## What needs to be done:
Do not copy the pictures; transcribe all other material exactly.

## Given material:
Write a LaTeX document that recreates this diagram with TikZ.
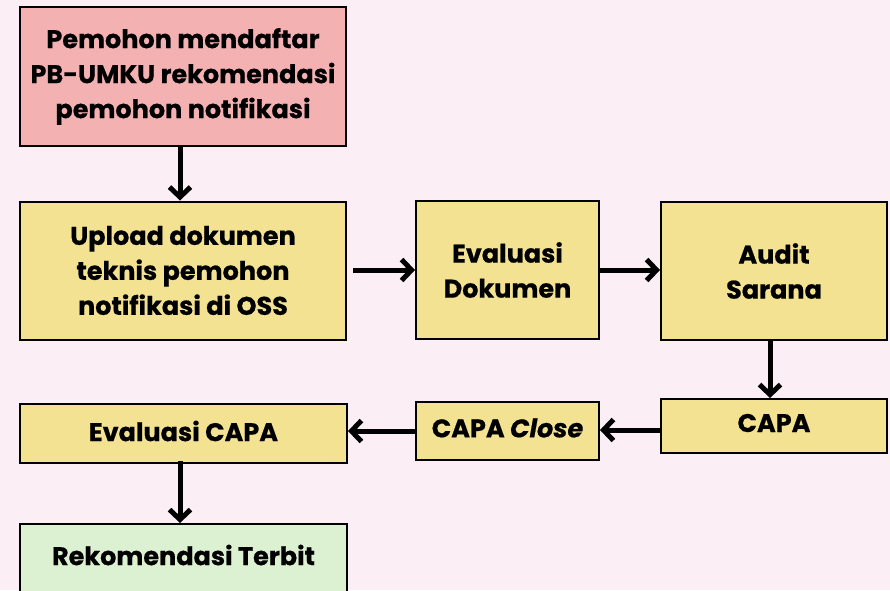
\documentclass[tikz,border=0pt]{standalone}
\usepackage{fontspec}
\setmainfont{Poppins Bold}[ItalicFont={Poppins Bold Italic},FakeBold=0.6]
\usetikzlibrary{arrows.meta}
\definecolor{bgpink}{HTML}{FBEEF4}
\definecolor{boxpink}{HTML}{F4B1B2}
\definecolor{boxyellow}{HTML}{F3E292}
\definecolor{boxgreen}{HTML}{DCF1D2}
\begin{document}
\begin{tikzpicture}[x=1pt,y=-1pt,
  box/.style={draw=black,line width=2pt,inner sep=0pt,align=center,font=\fontsize{25.5}{35}\selectfont},
  lbl/.style={font=\fontsize{25.5}{35}\selectfont},
  arr/.style={line width=5pt,-{Straight Barb[length=10pt,width=21pt,line width=5pt]}},
]
\fill[bgpink] (0,0) rectangle (890,590);
\useasboundingbox (0,0) rectangle (890,590);
\node[box,fill=boxpink,minimum width=326pt,minimum height=139pt] (b1) at (183,76.5) {Pemohon mendaftar\\PB-UMKU rekomendasi\\pemohon notifikasi};
\node[box,fill=boxyellow,minimum width=326pt,minimum height=138pt] (b2) at (183,270.5) {Upload dokumen\\teknis pemohon\\notifikasi di OSS};
\node[box,fill=boxyellow,minimum width=183pt,minimum height=138pt] (b3) at (507.5,270) {Evaluasi\\Dokumen};
\node[box,fill=boxyellow,minimum width=226pt,minimum height=138pt] (b4) at (774,271) {Audit\\Sarana};
\node[box,fill=boxyellow,minimum width=226pt,minimum height=54pt] (b5) at (774,426) {};
\node[lbl] (t5) at (774,423) {CAPA};
\node[box,fill=boxyellow,minimum width=183pt,minimum height=58pt] (b6) at (507.5,431) {};
\node[lbl] (t6) at (507.5,428) {CAPA \textit{Close}};
\node[box,fill=boxyellow,minimum width=327pt,minimum height=59pt] (b7) at (183.5,433.5) {};
\node[lbl] (t7) at (183.5,431) {Evaluasi CAPA};
\node[box,fill=boxgreen,minimum width=327pt,minimum height=80pt,anchor=north] (b8) at (183.5,523) {};
\node[lbl] (t8) at (183.5,555) {Rekomendasi Terbit};
\coordinate (a2s) at (353,270);
\draw[arr] (b1.south -| 180,0) -- (b2.north -| 180,0);
\draw[arr] (a2s) -- (b3.west |- a2s);
\draw[arr] (b3.east) -- (b4.west |- b3.east);
\draw[arr] (b4.south -| 770,0) -- (b5.north -| 770,0);
\draw[arr] (b5.west |- 0,430) -- (b6.east |- 0,430);
\draw[arr] (b6.west |- 0,431) -- (b7.east |- 0,431);
\draw[arr] ([yshift=3pt]b7.south -| 180,0) -- (b8.north -| 180,0);
\end{tikzpicture}
\end{document}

## Answer to this exercise:
Write a LaTeX document that recreates this diagram with TikZ.
\documentclass[tikz,border=0pt]{standalone}
\usepackage{fontspec}
\setmainfont{Poppins Bold}[ItalicFont={Poppins Bold Italic},FakeBold=0.6]
\usetikzlibrary{arrows.meta}
\definecolor{bgpink}{HTML}{FBEEF4}
\definecolor{boxpink}{HTML}{F4B1B2}
\definecolor{boxyellow}{HTML}{F3E292}
\definecolor{boxgreen}{HTML}{DCF1D2}
\begin{document}
\begin{tikzpicture}[x=1pt,y=-1pt,
  box/.style={draw=black,line width=2pt,inner sep=0pt,align=center,font=\fontsize{25.5}{35}\selectfont},
  lbl/.style={font=\fontsize{25.5}{35}\selectfont},
  arr/.style={line width=5pt,-{Straight Barb[length=10pt,width=21pt,line width=5pt]}},
]
\fill[bgpink] (0,0) rectangle (890,590);
\useasboundingbox (0,0) rectangle (890,590);
\node[box,fill=boxpink,minimum width=326pt,minimum height=139pt] (b1) at (183,76.5) {Pemohon mendaftar\\PB-UMKU rekomendasi\\pemohon notifikasi};
\node[box,fill=boxyellow,minimum width=326pt,minimum height=138pt] (b2) at (183,270.5) {Upload dokumen\\teknis pemohon\\notifikasi di OSS};
\node[box,fill=boxyellow,minimum width=183pt,minimum height=138pt] (b3) at (507.5,270) {Evaluasi\\Dokumen};
\node[box,fill=boxyellow,minimum width=226pt,minimum height=138pt] (b4) at (774,271) {Audit\\Sarana};
\node[box,fill=boxyellow,minimum width=226pt,minimum height=54pt] (b5) at (774,426) {};
\node[lbl] (t5) at (774,423) {CAPA};
\node[box,fill=boxyellow,minimum width=183pt,minimum height=58pt] (b6) at (507.5,431) {};
\node[lbl] (t6) at (507.5,428) {CAPA \textit{Close}};
\node[box,fill=boxyellow,minimum width=327pt,minimum height=59pt] (b7) at (183.5,433.5) {};
\node[lbl] (t7) at (183.5,431) {Evaluasi CAPA};
\node[box,fill=boxgreen,minimum width=327pt,minimum height=80pt,anchor=north] (b8) at (183.5,523) {};
\node[lbl] (t8) at (183.5,555) {Rekomendasi Terbit};
\coordinate (a2s) at (353,270);
\draw[arr] (b1.south -| 180,0) -- (b2.north -| 180,0);
\draw[arr] (a2s) -- (b3.west |- a2s);
\draw[arr] (b3.east) -- (b4.west |- b3.east);
\draw[arr] (b4.south -| 770,0) -- (b5.north -| 770,0);
\draw[arr] (b5.west |- 0,430) -- (b6.east |- 0,430);
\draw[arr] (b6.west |- 0,431) -- (b7.east |- 0,431);
\draw[arr] ([yshift=3pt]b7.south -| 180,0) -- (b8.north -| 180,0);
\end{tikzpicture}
\end{document}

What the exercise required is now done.